#### Work to do:
In the records below, find the line containing "Give me the matplotlib source for this chart." and the line containing "plt.rcParams['font.family'] = ['Lato', 'DejaVu". Give again exactly those lines and every line between them, omitting the pictures.

#### Excerpted data:

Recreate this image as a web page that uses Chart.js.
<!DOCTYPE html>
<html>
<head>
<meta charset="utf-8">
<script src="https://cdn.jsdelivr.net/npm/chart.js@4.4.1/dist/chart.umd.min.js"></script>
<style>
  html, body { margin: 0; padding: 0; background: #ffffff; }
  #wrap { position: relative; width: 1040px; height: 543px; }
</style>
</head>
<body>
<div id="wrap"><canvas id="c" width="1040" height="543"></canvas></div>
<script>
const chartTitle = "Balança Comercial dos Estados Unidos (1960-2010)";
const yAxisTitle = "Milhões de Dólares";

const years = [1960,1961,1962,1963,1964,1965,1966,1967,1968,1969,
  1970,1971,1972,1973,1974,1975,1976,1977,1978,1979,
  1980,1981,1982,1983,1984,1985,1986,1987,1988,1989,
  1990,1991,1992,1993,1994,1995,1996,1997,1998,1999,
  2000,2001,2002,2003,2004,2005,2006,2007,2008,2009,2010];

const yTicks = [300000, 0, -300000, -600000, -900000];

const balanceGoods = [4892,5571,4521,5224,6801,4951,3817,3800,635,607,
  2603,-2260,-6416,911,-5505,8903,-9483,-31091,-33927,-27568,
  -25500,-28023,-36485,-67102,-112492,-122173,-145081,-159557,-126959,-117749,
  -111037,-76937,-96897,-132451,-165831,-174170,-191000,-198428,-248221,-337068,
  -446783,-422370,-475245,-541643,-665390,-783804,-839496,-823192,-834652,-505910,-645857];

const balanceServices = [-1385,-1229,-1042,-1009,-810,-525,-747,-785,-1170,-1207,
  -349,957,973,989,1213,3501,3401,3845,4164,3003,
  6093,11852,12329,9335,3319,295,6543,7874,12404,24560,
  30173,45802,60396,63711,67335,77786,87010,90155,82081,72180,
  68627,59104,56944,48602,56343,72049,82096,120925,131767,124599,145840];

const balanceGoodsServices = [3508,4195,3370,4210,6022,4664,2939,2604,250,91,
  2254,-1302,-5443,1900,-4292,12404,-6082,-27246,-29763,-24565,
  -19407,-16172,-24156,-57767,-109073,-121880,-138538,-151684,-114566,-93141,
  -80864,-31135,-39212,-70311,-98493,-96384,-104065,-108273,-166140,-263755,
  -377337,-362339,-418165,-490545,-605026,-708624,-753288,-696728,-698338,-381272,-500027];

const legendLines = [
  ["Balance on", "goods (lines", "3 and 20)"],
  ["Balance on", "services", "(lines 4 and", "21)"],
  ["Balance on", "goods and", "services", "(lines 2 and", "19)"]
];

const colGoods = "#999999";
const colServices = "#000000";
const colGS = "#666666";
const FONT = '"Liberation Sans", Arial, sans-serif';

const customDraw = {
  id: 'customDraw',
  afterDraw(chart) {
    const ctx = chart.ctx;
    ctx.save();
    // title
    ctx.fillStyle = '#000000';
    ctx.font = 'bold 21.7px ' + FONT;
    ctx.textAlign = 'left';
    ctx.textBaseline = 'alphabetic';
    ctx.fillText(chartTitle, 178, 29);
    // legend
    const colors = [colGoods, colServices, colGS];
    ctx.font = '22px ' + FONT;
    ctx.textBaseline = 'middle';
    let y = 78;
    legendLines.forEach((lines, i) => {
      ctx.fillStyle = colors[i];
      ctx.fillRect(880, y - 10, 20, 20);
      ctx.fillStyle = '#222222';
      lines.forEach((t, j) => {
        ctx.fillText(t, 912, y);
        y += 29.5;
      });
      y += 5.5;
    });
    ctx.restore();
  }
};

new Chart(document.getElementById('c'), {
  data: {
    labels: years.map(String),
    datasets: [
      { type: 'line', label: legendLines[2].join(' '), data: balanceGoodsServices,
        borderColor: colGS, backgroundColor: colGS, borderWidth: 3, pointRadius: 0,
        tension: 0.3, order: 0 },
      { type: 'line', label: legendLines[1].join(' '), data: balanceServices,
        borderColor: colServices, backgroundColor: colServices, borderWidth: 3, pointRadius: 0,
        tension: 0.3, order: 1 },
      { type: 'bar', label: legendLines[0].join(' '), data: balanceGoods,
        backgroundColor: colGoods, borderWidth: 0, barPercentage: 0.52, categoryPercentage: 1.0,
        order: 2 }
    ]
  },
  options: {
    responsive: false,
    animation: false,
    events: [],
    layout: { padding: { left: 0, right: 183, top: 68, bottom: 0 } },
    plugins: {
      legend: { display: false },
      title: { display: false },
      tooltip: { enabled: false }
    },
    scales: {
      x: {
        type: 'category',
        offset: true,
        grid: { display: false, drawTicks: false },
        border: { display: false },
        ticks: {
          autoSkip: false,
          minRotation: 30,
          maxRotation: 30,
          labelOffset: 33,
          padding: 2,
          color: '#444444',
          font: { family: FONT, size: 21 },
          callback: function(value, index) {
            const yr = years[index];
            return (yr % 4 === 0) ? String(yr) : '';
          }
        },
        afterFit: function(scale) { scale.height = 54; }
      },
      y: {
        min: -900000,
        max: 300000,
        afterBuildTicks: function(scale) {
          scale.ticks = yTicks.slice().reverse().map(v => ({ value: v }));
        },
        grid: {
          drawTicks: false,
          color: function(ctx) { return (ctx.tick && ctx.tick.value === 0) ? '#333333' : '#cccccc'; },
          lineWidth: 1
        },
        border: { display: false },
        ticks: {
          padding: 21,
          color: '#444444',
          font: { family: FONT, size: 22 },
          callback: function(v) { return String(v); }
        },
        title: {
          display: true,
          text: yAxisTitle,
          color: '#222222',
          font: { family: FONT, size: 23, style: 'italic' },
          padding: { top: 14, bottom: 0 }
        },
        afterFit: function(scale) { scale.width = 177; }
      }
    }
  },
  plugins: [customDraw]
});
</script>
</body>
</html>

==

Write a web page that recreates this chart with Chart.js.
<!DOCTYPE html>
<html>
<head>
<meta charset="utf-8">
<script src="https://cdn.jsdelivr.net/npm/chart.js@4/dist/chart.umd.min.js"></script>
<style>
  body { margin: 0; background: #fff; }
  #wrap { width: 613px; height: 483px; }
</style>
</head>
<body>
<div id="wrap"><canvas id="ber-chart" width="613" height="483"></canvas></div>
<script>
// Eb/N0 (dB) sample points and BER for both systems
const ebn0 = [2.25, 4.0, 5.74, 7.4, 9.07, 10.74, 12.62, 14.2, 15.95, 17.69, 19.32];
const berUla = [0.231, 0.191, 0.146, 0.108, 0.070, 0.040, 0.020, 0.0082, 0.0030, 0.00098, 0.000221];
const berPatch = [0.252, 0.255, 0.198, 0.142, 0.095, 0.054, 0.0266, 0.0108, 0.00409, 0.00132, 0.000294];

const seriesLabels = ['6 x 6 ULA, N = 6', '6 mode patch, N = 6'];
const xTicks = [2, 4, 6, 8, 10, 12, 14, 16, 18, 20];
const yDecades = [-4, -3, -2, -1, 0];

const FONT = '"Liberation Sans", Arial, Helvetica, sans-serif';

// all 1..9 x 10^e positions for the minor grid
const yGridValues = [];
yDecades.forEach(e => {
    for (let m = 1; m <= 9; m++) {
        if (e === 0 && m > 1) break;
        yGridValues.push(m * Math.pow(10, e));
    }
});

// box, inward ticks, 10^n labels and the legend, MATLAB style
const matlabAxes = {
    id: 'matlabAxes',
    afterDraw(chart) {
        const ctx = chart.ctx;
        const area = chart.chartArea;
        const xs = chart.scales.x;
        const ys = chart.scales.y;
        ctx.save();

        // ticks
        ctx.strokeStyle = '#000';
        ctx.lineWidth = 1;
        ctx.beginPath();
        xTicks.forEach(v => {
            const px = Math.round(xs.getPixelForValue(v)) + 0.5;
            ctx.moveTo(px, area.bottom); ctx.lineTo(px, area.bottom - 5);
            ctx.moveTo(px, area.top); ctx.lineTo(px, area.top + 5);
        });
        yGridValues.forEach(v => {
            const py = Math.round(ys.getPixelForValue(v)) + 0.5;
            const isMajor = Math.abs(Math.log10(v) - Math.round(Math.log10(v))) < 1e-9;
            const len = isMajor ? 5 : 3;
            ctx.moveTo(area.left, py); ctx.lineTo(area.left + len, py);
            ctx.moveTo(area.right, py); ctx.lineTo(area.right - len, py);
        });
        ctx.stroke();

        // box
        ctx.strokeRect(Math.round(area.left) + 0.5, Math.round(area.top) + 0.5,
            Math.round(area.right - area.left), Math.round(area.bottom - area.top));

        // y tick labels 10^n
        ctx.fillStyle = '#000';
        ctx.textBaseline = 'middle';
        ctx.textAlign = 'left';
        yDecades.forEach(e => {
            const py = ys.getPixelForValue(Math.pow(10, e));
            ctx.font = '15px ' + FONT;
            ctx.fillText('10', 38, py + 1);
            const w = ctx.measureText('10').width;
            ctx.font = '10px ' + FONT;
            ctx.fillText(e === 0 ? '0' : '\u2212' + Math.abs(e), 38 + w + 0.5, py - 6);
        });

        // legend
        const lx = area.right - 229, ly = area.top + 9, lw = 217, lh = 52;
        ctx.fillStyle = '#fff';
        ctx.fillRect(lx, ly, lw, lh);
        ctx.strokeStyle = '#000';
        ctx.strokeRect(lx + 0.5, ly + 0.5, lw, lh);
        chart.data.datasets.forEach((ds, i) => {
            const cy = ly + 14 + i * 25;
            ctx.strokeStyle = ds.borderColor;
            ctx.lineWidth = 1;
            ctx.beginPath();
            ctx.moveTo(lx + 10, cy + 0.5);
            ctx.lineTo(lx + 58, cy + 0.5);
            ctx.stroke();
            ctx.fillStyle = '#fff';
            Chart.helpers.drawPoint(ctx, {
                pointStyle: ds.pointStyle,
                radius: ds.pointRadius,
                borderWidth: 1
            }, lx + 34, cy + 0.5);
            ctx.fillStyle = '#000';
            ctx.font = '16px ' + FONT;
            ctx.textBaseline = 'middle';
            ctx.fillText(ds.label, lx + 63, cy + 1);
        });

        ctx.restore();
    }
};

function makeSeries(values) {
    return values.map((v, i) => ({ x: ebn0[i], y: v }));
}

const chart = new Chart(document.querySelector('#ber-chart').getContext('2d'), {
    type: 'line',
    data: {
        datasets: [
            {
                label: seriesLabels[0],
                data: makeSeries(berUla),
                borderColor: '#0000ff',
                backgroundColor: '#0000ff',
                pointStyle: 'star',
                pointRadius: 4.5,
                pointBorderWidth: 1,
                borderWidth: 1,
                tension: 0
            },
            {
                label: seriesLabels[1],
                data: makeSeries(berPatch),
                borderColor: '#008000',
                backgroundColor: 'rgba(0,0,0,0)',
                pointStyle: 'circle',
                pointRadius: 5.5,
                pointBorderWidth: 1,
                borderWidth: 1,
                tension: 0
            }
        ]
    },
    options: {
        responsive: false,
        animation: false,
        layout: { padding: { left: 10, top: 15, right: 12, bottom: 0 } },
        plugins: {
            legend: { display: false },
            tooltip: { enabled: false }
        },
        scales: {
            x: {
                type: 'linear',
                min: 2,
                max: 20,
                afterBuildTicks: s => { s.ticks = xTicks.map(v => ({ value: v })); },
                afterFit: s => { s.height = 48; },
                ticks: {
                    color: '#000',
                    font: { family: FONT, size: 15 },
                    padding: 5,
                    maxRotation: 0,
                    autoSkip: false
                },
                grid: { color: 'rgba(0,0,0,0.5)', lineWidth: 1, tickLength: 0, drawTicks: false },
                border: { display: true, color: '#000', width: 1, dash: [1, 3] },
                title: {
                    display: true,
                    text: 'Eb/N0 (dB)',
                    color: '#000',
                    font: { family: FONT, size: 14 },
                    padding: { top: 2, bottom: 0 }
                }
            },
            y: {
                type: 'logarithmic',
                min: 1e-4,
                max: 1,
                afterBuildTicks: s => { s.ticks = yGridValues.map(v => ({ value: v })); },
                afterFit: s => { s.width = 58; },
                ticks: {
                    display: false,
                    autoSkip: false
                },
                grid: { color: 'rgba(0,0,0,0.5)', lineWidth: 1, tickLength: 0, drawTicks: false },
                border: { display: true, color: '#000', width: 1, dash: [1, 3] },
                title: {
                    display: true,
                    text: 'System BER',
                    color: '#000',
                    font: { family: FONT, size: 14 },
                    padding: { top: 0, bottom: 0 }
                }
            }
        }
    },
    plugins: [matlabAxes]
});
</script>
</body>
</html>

* * *

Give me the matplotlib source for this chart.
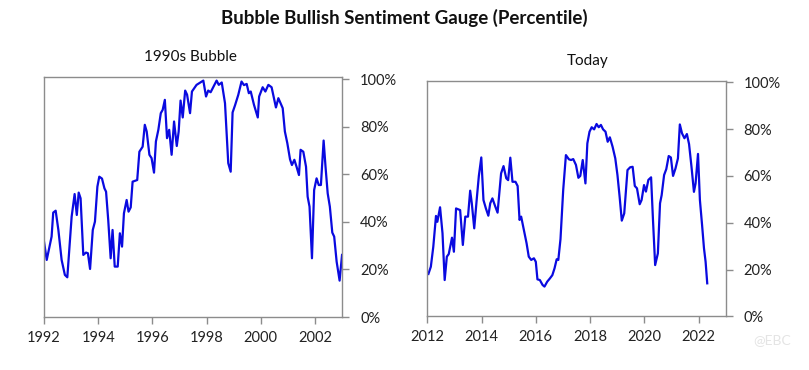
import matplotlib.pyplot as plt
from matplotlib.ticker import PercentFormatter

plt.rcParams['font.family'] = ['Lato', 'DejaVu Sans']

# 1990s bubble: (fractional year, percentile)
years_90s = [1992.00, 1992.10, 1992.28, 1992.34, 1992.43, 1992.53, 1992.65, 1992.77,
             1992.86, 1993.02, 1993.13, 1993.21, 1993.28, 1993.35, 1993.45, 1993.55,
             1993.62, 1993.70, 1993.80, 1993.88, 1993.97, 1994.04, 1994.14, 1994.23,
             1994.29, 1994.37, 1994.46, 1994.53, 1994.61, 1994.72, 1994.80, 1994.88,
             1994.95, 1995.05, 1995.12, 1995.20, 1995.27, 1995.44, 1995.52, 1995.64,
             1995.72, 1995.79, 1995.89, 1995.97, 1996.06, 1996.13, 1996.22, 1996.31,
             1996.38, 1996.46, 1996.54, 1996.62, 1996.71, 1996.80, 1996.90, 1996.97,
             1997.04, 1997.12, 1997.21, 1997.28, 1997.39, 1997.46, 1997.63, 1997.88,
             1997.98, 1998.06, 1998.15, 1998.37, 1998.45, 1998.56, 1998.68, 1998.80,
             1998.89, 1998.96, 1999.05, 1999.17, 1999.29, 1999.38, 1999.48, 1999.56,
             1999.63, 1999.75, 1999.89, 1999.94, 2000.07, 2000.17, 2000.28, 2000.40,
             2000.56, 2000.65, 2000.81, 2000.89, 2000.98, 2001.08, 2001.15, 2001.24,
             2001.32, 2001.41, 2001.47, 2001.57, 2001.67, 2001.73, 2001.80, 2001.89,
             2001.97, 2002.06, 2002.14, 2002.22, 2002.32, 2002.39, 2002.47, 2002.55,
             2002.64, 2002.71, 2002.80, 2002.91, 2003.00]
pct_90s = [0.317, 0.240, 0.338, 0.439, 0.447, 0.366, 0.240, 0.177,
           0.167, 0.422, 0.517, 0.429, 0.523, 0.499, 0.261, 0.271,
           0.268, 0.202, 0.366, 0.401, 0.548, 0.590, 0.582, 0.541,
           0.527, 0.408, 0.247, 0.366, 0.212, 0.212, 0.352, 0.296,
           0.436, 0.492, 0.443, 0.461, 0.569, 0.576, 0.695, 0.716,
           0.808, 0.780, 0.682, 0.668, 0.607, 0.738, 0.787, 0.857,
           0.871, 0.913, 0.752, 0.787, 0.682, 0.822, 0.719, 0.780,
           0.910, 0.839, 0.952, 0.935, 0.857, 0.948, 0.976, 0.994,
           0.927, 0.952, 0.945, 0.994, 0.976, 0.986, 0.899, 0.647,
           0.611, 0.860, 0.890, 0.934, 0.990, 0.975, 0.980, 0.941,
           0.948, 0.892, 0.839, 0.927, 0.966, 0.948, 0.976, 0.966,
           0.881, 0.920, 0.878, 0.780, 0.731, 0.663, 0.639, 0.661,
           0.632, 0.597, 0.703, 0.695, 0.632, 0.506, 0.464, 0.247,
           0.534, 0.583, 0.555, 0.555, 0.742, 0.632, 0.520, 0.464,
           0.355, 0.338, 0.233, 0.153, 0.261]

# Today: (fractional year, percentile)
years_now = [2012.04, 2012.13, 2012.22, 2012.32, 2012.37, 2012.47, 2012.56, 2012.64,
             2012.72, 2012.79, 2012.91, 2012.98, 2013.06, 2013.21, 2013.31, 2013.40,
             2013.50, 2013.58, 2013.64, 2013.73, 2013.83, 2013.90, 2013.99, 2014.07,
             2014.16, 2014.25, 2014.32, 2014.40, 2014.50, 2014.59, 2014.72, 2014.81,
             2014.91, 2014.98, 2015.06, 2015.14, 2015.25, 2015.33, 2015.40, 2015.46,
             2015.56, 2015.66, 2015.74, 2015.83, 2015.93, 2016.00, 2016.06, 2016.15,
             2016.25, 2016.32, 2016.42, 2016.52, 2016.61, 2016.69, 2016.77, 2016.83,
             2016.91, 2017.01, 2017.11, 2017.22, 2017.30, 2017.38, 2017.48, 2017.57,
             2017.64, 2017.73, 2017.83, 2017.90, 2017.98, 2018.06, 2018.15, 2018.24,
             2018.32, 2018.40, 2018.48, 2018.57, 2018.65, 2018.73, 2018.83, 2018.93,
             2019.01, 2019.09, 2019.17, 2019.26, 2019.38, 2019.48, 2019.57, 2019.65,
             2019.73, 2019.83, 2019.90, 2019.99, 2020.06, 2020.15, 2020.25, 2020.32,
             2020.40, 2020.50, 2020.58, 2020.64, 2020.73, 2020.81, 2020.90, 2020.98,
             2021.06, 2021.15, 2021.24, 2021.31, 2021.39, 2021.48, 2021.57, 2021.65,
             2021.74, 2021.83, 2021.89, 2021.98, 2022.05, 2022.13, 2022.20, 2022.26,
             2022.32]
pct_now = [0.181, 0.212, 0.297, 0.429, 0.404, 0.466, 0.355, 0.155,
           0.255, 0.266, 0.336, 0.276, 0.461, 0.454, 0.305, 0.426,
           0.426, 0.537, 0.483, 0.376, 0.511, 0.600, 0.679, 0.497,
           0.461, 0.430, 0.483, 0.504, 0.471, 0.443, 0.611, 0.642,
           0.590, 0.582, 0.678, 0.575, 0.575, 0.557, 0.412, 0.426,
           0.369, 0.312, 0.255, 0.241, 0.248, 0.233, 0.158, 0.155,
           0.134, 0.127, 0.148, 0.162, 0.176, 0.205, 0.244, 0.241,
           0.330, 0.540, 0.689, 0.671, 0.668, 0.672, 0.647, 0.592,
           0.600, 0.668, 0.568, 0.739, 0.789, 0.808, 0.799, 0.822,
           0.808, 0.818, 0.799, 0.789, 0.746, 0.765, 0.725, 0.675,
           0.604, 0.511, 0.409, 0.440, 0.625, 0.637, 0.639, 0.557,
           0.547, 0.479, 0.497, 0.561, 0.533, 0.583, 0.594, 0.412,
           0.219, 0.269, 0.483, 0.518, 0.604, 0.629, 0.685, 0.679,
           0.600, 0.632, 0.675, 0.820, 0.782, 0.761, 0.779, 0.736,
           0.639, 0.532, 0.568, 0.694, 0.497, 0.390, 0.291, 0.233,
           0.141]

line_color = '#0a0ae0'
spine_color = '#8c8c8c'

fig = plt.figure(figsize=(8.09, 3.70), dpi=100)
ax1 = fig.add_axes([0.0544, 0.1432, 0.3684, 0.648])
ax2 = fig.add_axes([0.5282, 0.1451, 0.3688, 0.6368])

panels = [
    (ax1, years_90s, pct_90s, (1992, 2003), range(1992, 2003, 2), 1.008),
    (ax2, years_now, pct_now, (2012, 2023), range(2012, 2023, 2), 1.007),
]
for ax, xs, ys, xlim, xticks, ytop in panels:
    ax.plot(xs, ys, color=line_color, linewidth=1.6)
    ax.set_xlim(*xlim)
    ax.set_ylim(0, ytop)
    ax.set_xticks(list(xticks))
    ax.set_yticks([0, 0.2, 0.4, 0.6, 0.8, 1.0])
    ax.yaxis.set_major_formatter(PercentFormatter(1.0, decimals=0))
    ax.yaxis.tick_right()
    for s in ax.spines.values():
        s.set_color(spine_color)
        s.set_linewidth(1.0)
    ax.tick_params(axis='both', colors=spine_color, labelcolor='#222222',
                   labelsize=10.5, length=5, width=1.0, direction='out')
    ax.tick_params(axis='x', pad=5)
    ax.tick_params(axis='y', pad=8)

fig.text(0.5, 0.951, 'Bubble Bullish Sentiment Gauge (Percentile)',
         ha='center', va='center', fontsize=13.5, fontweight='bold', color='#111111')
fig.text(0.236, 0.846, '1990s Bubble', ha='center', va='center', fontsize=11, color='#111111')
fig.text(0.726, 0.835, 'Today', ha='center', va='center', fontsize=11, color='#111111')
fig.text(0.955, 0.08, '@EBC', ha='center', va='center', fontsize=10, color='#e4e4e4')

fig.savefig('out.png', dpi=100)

#### Exercise output:
Give me the matplotlib source for this chart.
import matplotlib.pyplot as plt
from matplotlib.ticker import PercentFormatter

plt.rcParams['font.family'] = ['Lato', 'DejaVu Sans']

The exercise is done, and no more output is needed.